Big data, meet artificial intelligence. At least, that’s the idea put forth by Sanjiv Sidhu, founder and CEO of o9 Solutions, a Dallas-based software company.
O9 makes software that it says helps executives better sort through the noise of big data and then helps them interpret it in order to determine next steps for the organization as a whole. “It’s sort of like the cobbler’s son not having shoes,” Sidhu says. “I ran a fairly large company, and in my own company there were constant mismatches,” he says. “The air force was bombing its own troops.”
He’s talking about one of the biggest and most difficult problems in business today—making sense of huge amounts of different kinds of information, and using it to help make better business decisions.
Essentially, o9’s software, called mPower, creates a dashboard that’s updated in real-time and contains information on internal company data, resource supply statuses, marketing initiatives, and competitor statistics, among other things, and that data can then be crunched down to answer specific questions, like in a Google search. “We take the data and early indicators of changes and answer the questions better and faster,” he says. “What’s going to happen?”
Sidhu says the software also allows executives and department heads to have the sort of preliminary fact-finding discussions before management meetings where decisions need to be made. “If there’s different points of view before the core decision meeting, you’ll see this in a Facebook-like format,” he adds. “So the discussion [in the main meeting] becomes rich and collaborative.”
The company’s main challenge now is to expand its reach and hire additional sales staff with the goal of doubling o9’s revenue annually, he adds.
Among o9’s clients are companies such as Restoration Hardware, Frito Lay, Sony, and Bacardi.
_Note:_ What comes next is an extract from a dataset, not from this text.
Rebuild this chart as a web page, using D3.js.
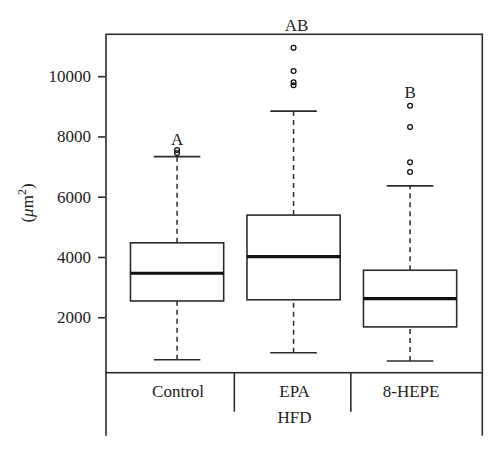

The company was founded five years ago; its co-founders, including Sidhu, have invested about $15 million to finance the company, he says.
Other companies are competing for large enterprise customers in business performance and operations planning, including Redwood City, CA-based Tidemark and Steelwedge in Pleasanton, CA.
Sidhu previously founded and led Dallas’s i2 Technologies, which made supply chain management software, making him one of North Texas’ most successful, if not as well known, entrepreneurs. During the ’90s boom, the company soared to a worth of nearly $30 billion in 2000, but the tech crash—along with financial restatements and lawsuits alleging faulty software—contributed to a decline in the company’s fortunes, The Dallas Morning News reported at the time. In 2010, i2 was purchased by JDA Software Group for about $604 million. Sidhu, who had previously worked at Texas Instruments, left i2 in 2009, 21 years after he founded the company.
He says o9, in many ways, reflects his experience as chief executive of i2 as well as that of his CEO clients. “As a CEO, I kind of always dreamt of a next generation management system,” he adds.